Dire Days of Willowweep Manor – Review

Willowweep Cover

The Dire Days of Willowweep Manor

Written by Shaenon K. Garrity & Illustrated by Christopher J. Baldwin

McElderry Books, 2021

224 pages

Middle-Grade

Two Skulls

For those who have read gothic romance and fallen to the allure of those paintings of frightened women fleeing from an ancient mansion on the cliffs, this parody is for you!

Reprimanded for doing yet a fourth book report on Wuthering Heights, Haley trudges home in the rain and discovers a man drowning. What’s a heroic young head-in-the-clouds young woman to do? She dives in and saves him. But the banks of the river she pulls him to are not her own. She awakes in the stately manor called Willowweep, where dwell three brothers: Montague, whom she saved from his escape attempt; Cuthbert, the wanton youngest brother; and the current Lord of the Manor, Laurence.

“Mistress is no longer with us.”

Haley becomes the Gothic Heroine and meets Wilhelmina, the foreboding housekeeper, and Cecily, the Willowweep ghost, then in Bloodwolf Forest she learns of the family curse. The romance-obsessed protagonist finds she has been pulled into a “gasket universe,” (that is, a world wedged between two other realities,) that was constructed by the Elder Gods (well, a stern governess at least,) to keep a Universe of Penultimate Evil from consuming ours.

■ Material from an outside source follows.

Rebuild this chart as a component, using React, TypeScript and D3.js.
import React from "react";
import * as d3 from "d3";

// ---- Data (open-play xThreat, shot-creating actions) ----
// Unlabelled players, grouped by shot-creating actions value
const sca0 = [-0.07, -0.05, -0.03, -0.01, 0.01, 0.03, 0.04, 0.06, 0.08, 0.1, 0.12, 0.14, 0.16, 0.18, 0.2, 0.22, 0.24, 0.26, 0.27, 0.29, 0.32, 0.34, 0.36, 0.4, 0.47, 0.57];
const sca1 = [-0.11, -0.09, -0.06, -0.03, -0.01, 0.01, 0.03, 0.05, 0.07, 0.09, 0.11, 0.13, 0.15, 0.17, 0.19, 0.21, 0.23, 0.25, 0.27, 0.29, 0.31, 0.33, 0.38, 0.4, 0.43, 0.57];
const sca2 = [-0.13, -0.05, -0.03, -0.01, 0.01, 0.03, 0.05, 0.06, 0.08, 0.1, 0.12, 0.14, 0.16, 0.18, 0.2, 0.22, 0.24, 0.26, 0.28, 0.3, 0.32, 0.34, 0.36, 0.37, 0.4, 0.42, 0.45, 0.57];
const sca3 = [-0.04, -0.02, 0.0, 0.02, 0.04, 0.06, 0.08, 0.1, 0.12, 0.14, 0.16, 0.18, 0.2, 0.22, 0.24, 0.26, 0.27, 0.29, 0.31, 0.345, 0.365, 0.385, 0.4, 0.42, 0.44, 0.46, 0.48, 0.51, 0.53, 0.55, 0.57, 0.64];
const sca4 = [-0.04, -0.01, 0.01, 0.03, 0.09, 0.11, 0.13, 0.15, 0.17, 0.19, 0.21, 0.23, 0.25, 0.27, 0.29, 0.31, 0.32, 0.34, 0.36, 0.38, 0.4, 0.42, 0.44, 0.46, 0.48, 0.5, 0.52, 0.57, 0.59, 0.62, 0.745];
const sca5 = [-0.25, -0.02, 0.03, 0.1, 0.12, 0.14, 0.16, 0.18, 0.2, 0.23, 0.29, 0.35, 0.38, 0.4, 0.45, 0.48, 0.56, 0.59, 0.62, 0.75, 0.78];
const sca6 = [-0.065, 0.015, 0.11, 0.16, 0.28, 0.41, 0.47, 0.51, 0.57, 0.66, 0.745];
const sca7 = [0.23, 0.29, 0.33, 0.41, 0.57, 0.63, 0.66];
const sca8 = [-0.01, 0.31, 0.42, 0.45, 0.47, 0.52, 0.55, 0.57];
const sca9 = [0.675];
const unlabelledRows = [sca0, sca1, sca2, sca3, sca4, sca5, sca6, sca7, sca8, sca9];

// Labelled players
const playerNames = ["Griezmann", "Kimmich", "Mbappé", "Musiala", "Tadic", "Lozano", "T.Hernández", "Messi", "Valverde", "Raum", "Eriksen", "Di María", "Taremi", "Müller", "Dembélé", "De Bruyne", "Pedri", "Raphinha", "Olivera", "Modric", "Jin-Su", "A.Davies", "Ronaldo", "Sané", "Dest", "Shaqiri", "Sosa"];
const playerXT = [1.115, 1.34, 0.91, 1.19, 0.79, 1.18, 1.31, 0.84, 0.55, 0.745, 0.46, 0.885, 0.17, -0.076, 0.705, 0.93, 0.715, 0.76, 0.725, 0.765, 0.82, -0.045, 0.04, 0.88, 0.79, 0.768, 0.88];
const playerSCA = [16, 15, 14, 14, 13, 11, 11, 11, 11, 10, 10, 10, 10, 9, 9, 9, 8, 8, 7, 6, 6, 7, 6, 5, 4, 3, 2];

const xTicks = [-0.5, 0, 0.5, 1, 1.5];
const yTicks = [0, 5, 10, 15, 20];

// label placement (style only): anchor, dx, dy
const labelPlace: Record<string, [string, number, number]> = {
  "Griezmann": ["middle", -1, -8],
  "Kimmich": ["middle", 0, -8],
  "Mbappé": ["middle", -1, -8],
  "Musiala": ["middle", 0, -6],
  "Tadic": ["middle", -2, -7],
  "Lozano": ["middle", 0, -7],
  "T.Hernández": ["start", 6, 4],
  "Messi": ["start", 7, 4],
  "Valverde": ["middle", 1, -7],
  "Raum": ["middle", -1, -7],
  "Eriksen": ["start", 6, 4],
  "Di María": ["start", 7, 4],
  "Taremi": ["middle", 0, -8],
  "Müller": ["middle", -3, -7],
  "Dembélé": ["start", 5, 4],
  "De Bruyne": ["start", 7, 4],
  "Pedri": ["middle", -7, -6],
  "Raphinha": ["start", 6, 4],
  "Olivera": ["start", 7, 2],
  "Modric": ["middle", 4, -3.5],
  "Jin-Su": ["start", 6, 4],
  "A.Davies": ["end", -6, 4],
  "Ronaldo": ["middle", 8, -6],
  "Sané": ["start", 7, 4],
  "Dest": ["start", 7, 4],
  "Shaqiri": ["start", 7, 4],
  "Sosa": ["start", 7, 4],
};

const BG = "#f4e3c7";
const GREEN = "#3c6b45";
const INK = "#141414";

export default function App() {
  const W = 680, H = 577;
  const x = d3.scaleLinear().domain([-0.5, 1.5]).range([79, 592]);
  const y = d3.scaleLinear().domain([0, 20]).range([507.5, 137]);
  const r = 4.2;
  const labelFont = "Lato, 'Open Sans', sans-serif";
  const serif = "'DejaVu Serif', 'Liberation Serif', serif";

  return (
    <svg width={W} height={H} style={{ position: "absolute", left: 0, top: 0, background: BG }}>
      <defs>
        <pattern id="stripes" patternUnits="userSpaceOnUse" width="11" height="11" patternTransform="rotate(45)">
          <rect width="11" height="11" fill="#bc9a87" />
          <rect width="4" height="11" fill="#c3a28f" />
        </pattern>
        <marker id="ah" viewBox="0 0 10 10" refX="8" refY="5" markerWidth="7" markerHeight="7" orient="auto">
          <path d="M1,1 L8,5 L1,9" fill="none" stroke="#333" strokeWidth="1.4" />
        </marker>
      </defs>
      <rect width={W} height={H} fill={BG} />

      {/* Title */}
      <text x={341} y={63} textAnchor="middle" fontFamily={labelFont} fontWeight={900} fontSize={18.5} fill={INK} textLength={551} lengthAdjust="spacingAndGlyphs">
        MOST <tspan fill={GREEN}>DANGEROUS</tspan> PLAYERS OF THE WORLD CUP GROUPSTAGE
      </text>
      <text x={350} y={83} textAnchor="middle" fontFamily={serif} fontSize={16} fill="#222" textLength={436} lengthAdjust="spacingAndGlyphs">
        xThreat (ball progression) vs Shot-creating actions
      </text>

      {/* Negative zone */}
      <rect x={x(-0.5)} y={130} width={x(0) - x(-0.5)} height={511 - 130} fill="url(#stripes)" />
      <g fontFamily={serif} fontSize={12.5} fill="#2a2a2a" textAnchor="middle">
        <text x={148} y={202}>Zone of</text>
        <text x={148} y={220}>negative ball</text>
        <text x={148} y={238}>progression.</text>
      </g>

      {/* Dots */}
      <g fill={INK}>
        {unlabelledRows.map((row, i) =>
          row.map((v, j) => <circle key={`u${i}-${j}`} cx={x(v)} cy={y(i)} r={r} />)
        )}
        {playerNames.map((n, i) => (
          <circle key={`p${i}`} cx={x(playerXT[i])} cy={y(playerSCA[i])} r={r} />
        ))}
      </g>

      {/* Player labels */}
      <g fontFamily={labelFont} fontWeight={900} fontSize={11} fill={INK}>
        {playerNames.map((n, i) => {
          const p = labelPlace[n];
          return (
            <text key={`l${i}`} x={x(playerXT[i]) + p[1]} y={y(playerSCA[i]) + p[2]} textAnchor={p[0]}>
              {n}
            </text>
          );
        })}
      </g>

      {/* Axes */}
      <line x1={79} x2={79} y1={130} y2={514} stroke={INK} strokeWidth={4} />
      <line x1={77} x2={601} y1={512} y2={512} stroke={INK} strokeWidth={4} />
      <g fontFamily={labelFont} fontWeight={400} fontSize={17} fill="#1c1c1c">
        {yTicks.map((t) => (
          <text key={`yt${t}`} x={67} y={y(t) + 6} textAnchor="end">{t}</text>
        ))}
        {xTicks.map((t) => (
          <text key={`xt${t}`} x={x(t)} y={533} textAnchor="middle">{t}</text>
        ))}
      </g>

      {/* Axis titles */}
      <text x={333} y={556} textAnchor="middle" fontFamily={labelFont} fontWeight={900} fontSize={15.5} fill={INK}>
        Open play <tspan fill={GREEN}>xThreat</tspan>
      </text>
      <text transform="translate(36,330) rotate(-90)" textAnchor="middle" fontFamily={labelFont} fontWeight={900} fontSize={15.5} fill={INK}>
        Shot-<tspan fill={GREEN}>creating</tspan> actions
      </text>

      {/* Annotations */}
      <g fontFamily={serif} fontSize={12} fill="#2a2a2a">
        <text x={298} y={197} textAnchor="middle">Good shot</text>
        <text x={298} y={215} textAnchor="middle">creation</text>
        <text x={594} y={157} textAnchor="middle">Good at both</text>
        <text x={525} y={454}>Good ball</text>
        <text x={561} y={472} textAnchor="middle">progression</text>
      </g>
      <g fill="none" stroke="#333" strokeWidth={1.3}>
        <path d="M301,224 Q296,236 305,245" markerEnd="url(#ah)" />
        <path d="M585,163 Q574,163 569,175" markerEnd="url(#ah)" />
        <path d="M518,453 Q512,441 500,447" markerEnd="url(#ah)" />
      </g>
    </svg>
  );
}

The eternal curse is that they must care for the Infernal Device that keeps the two realities from crashing destructively into one another and the dark secret… that it is coming apart. Entities native to the gasket appear as the characters of a novel because of small leaks the device has already started to spring. 

“A good dark secret is, I don’t know, a shocking murder! Or a mad relation in the attic! Or someone being the lost heir to something!”

The fissures in the gasket universe are being caused by something trying to get in from the world it was built to keep in check. The personification of the viral contagion called the bile, appears as a Mad Monk with accompanying powers from the evil world. He is corruption personified. His poisonous bile starts to consume Willowweep and bend the minds of its inhabitants. If it is successful at contaminating the gasket and breaks through to our world, it would be apocalyptic.

Haley discovers a woman named Sibyl living at the Hermitage (that has Baleful Catacombs beneath, of course,) who used to be in charge of fixing the infernal device that is now breaking faster than the three brothers can repair it. Then Laurence is stabbed by the Mad Monk! Haley falls under the world during the final confrontation while the Infernal Device is close to bursting at the seams! 

The characterization covers all the tropes it can while providing a unique science fiction twist to the classic gothic genre. The artwork was excellent, in the modern style, yet I must say the virus was reminiscent of Richard Corben’s most vile. (Don’t look that up, trust me.) The mad monk is horrifying, and the heroine resourceful and tough enough to meet the challenge. 

As a fan of Wuthering Heights, Rebecca, and Jane Eyre, I had a great time with this serious adventure mixed with creative parody. The men are bumbling, the women are strong (especially Wilhelmina), and the bile is a suitably insurmountable challenge. (Chapter 5 is titled “All is Lost” for you fans of literary deconstruction.) I will be looking for more work from this author!